■ **WHAT YOU HAVE TO DO**:
Using the entries shown below, output the line containing "Write the Chart.js code for this chart.", the line containing "525, 575, 625, 675, 725, 775, 825, 875, 925, 975];", and every line between them, exactly. Pictures are omitted.

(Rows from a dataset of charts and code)
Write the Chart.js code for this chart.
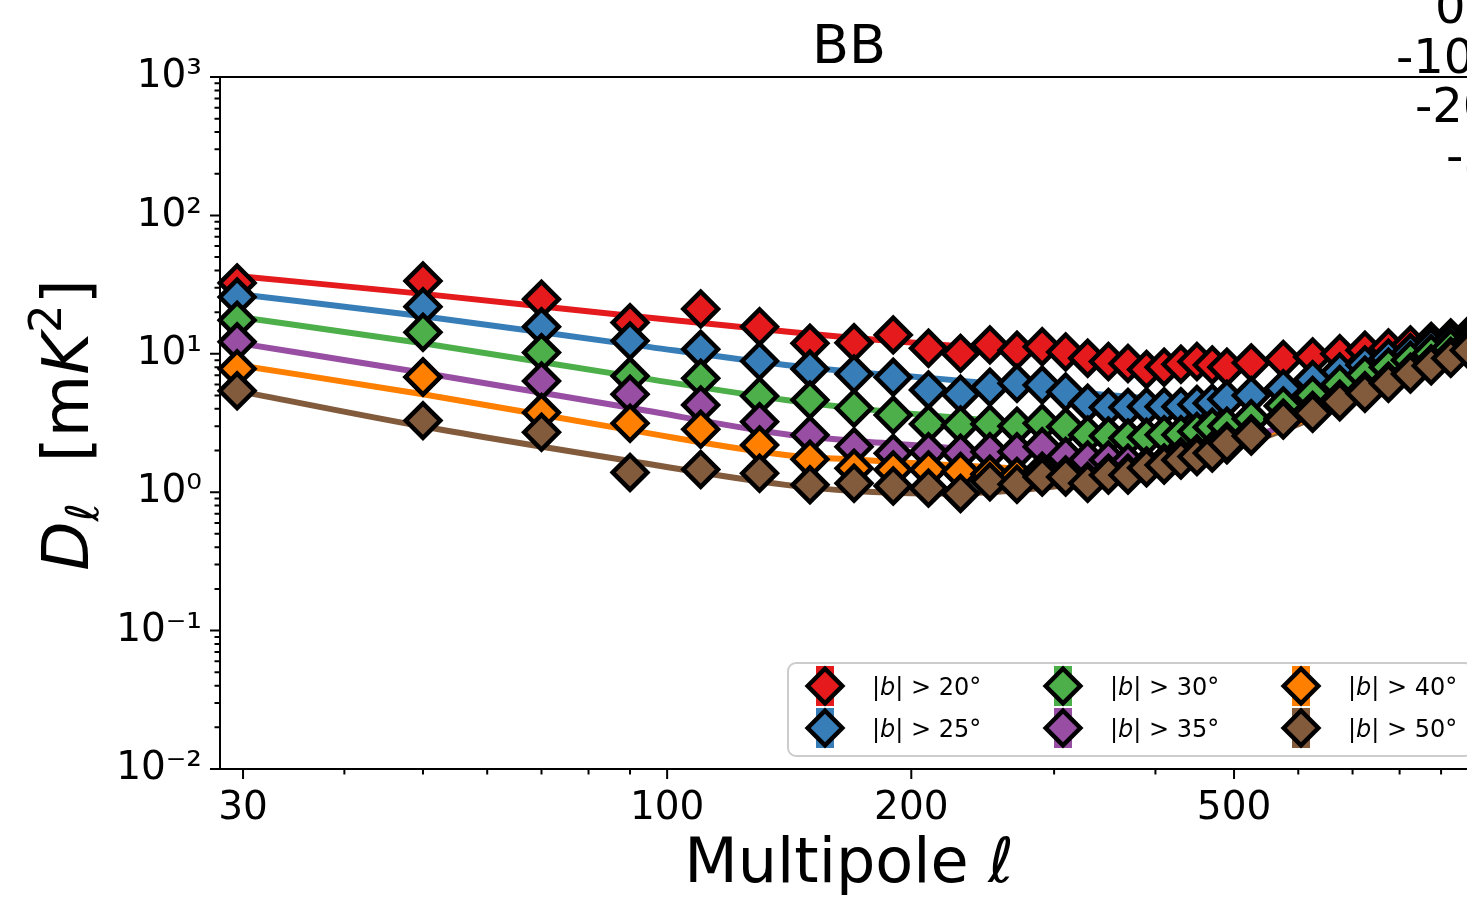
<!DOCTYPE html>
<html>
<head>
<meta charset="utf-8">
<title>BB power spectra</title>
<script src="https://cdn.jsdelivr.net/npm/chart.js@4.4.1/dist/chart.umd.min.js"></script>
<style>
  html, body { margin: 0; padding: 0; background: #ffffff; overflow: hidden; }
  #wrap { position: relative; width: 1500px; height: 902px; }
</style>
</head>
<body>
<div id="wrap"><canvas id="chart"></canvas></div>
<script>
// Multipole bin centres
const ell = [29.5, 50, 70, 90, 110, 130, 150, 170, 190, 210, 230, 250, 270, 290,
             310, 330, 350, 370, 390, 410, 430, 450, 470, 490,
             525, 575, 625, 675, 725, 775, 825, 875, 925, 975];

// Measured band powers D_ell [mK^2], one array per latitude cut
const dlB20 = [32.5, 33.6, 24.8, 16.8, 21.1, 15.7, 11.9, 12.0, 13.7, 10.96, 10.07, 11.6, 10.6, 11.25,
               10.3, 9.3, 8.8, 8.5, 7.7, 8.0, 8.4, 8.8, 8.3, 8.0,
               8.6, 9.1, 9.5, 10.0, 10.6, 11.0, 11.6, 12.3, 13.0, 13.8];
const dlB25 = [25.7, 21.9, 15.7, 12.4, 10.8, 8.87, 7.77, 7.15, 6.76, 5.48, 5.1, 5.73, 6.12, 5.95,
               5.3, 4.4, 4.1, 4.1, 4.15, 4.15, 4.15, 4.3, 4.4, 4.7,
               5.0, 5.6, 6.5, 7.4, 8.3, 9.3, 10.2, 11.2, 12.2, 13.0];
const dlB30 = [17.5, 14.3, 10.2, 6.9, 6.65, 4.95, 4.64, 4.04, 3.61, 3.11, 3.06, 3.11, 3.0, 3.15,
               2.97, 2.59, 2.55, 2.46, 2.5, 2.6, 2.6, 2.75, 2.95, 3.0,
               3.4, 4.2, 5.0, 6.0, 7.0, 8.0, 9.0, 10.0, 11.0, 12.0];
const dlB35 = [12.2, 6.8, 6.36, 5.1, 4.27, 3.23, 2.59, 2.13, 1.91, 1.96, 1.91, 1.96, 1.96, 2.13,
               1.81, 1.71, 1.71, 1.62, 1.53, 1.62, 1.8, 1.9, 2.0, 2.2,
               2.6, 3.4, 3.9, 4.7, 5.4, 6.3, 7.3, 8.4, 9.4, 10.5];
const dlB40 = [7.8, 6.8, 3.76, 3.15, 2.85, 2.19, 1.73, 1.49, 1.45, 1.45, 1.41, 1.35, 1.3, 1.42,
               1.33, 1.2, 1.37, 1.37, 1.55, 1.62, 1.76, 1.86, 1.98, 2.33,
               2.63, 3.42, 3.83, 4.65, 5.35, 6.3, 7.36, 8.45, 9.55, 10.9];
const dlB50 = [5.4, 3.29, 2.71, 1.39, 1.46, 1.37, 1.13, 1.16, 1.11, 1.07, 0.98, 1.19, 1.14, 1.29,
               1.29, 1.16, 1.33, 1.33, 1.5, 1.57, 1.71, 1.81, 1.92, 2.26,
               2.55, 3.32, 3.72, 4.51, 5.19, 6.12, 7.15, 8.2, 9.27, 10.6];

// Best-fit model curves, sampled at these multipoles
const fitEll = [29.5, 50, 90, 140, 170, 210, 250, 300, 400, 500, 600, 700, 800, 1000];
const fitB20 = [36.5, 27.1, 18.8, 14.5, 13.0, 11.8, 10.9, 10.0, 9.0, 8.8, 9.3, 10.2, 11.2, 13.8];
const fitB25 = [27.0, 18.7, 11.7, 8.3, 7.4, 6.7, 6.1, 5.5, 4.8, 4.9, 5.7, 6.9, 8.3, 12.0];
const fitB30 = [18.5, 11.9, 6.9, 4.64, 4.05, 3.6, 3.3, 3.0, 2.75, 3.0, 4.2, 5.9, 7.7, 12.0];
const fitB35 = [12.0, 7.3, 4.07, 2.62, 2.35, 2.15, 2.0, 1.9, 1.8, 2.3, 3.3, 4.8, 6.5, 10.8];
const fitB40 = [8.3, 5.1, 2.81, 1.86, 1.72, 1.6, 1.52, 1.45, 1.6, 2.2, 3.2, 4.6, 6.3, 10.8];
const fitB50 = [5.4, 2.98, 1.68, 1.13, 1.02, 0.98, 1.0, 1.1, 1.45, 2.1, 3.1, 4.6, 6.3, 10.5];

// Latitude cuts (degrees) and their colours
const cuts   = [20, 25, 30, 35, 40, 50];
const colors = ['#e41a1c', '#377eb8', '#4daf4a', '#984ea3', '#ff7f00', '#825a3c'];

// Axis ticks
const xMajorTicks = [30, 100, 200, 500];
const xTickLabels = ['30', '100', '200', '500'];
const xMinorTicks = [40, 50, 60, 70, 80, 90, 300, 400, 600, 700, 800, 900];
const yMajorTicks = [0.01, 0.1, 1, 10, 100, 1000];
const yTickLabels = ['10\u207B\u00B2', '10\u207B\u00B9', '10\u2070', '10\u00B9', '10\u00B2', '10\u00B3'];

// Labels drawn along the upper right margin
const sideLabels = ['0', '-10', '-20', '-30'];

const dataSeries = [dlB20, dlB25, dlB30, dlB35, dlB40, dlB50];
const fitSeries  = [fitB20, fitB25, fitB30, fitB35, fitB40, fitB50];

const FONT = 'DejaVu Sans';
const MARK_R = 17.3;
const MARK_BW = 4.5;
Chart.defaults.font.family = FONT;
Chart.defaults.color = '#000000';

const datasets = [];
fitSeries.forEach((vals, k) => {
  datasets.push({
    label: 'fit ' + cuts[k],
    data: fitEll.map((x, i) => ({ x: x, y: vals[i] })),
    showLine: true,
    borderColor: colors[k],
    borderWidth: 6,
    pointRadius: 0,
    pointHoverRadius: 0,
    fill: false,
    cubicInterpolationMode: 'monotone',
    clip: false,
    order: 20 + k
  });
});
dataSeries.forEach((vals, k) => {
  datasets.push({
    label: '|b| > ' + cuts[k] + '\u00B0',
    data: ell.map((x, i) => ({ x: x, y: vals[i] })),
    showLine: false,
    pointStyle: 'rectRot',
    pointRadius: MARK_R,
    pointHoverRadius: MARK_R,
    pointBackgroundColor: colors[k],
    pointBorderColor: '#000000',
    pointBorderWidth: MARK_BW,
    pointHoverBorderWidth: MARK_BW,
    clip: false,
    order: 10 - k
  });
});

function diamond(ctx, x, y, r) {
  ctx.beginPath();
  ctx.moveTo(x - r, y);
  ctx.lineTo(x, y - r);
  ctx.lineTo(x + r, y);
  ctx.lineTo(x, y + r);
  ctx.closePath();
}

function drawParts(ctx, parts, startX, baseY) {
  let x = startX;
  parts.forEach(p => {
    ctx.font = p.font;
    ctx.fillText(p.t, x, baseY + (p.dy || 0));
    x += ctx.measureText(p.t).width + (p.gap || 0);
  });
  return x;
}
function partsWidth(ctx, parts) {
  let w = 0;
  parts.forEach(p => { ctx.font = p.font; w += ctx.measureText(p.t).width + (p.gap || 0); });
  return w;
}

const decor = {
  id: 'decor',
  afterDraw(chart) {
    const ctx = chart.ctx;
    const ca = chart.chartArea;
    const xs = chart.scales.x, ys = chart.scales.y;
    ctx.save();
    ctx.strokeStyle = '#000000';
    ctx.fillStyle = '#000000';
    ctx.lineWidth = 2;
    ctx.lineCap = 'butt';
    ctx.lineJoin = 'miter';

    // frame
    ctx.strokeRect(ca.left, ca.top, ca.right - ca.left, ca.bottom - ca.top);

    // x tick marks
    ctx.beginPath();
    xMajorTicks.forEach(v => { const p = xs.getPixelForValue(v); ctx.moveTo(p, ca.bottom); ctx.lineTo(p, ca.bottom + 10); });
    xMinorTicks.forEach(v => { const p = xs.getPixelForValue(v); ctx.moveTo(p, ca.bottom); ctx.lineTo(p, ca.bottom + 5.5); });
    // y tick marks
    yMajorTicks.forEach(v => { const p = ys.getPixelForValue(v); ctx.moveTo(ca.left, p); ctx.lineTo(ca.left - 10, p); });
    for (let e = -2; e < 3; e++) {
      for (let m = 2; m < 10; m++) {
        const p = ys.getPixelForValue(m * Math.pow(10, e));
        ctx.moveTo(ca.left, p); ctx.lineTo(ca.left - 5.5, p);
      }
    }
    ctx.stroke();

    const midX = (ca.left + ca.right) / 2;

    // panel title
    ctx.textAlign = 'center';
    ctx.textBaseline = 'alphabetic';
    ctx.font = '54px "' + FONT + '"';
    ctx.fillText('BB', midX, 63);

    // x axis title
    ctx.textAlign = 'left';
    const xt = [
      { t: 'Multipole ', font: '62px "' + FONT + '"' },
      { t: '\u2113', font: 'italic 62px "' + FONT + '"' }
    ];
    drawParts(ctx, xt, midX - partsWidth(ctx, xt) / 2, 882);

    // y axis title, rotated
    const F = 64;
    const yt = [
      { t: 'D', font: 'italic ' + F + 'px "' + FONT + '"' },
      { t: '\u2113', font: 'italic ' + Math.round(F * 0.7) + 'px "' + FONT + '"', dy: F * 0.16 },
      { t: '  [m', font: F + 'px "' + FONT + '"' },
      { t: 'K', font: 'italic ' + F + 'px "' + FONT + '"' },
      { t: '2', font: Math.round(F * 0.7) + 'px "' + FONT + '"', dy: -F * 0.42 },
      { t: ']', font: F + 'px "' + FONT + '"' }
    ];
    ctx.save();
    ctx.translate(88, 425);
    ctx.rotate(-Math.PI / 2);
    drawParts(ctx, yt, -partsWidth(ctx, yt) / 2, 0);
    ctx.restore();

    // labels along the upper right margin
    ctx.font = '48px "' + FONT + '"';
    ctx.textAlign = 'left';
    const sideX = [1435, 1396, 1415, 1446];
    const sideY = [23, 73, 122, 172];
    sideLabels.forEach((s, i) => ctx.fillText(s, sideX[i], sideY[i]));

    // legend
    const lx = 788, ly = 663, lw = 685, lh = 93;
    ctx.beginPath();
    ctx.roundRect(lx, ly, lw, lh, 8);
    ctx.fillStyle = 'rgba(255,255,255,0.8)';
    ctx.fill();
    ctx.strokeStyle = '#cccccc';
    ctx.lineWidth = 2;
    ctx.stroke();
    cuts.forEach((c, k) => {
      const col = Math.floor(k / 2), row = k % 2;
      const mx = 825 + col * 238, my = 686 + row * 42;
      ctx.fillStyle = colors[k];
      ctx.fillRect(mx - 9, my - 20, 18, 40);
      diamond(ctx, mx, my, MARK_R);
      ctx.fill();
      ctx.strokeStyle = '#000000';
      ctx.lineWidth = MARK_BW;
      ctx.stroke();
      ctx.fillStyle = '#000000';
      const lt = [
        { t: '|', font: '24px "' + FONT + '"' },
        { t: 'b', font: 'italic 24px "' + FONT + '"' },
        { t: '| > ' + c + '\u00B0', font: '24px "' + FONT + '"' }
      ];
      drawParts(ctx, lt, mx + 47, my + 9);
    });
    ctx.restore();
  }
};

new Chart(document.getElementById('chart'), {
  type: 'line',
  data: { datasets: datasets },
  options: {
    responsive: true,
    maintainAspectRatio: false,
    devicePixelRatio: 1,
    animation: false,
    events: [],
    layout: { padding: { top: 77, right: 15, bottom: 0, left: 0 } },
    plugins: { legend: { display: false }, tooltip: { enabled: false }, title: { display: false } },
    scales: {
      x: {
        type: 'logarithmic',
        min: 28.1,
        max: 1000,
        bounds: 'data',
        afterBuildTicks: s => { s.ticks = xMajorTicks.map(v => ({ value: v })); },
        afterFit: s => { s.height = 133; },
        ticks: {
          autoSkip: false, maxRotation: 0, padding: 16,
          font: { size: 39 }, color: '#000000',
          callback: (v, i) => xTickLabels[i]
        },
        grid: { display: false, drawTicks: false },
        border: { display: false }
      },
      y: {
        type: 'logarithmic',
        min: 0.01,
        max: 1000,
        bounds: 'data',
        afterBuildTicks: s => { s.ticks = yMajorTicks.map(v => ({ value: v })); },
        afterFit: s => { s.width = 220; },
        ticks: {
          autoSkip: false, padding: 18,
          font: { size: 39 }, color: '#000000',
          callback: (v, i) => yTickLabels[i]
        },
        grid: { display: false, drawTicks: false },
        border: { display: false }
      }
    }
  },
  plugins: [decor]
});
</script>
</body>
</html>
==
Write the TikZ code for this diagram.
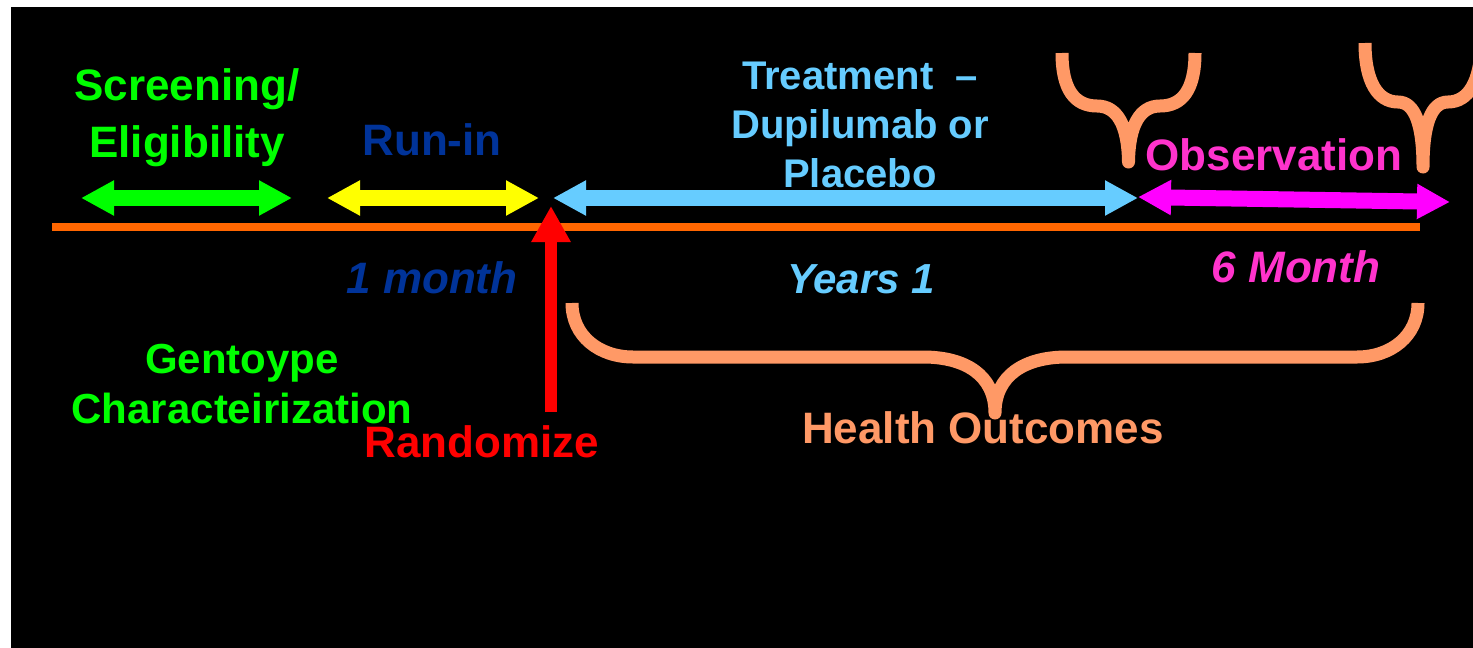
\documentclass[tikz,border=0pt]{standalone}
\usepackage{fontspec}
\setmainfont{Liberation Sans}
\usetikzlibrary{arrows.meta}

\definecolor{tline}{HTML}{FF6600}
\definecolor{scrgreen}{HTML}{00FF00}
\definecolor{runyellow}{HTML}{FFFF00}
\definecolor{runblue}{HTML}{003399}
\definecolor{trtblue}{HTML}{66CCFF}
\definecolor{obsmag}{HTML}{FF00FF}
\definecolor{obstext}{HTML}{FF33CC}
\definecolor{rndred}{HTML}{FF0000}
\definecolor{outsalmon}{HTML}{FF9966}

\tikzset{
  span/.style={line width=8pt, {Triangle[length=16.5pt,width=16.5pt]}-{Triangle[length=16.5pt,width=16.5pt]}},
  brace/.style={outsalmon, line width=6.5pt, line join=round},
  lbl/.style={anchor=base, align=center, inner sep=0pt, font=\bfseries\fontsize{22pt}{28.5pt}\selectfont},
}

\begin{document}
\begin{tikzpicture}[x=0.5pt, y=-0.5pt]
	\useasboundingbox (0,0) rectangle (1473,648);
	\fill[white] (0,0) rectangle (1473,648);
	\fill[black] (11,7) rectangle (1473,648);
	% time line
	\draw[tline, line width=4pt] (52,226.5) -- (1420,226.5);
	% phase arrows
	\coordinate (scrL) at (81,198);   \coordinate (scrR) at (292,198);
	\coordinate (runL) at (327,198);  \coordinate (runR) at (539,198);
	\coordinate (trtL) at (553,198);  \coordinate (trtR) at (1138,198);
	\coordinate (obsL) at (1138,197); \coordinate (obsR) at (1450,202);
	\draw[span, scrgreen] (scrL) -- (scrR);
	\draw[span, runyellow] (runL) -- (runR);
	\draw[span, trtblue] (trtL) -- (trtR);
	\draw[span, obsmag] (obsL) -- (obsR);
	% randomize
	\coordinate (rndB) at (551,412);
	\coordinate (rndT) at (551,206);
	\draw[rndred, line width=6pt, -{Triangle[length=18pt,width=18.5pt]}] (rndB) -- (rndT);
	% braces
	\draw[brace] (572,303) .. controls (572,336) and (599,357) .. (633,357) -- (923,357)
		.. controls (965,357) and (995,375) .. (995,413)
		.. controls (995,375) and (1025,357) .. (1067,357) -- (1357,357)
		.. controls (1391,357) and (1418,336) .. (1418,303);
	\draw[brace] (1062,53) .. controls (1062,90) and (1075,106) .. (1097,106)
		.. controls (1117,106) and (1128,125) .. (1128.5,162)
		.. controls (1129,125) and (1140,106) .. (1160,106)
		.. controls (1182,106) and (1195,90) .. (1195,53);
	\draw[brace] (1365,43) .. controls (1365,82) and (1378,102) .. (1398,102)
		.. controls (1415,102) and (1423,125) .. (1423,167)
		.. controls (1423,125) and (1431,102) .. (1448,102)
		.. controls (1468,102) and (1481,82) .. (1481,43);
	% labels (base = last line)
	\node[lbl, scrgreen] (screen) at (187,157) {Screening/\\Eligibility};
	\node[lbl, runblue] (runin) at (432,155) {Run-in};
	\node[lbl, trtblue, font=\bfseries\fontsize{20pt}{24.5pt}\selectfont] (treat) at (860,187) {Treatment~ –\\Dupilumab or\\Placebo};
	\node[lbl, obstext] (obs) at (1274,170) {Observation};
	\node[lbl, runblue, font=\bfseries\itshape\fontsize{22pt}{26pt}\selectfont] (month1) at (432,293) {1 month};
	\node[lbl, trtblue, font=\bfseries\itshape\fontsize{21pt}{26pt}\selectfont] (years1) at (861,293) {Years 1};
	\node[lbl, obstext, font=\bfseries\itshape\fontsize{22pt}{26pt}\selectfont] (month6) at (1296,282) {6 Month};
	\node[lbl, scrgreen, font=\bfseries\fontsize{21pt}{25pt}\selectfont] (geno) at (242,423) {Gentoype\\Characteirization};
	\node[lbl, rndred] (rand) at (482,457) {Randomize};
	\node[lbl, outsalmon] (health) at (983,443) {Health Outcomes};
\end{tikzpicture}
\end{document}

■ **COMPLETE RESPONSE**:
Write the Chart.js code for this chart.
<!DOCTYPE html>
<html>
<head>
<meta charset="utf-8">
<title>BB power spectra</title>
<script src="https://cdn.jsdelivr.net/npm/chart.js@4.4.1/dist/chart.umd.min.js"></script>
<style>
  html, body { margin: 0; padding: 0; background: #ffffff; overflow: hidden; }
  #wrap { position: relative; width: 1500px; height: 902px; }
</style>
</head>
<body>
<div id="wrap"><canvas id="chart"></canvas></div>
<script>
// Multipole bin centres
const ell = [29.5, 50, 70, 90, 110, 130, 150, 170, 190, 210, 230, 250, 270, 290,
             310, 330, 350, 370, 390, 410, 430, 450, 470, 490,
             525, 575, 625, 675, 725, 775, 825, 875, 925, 975];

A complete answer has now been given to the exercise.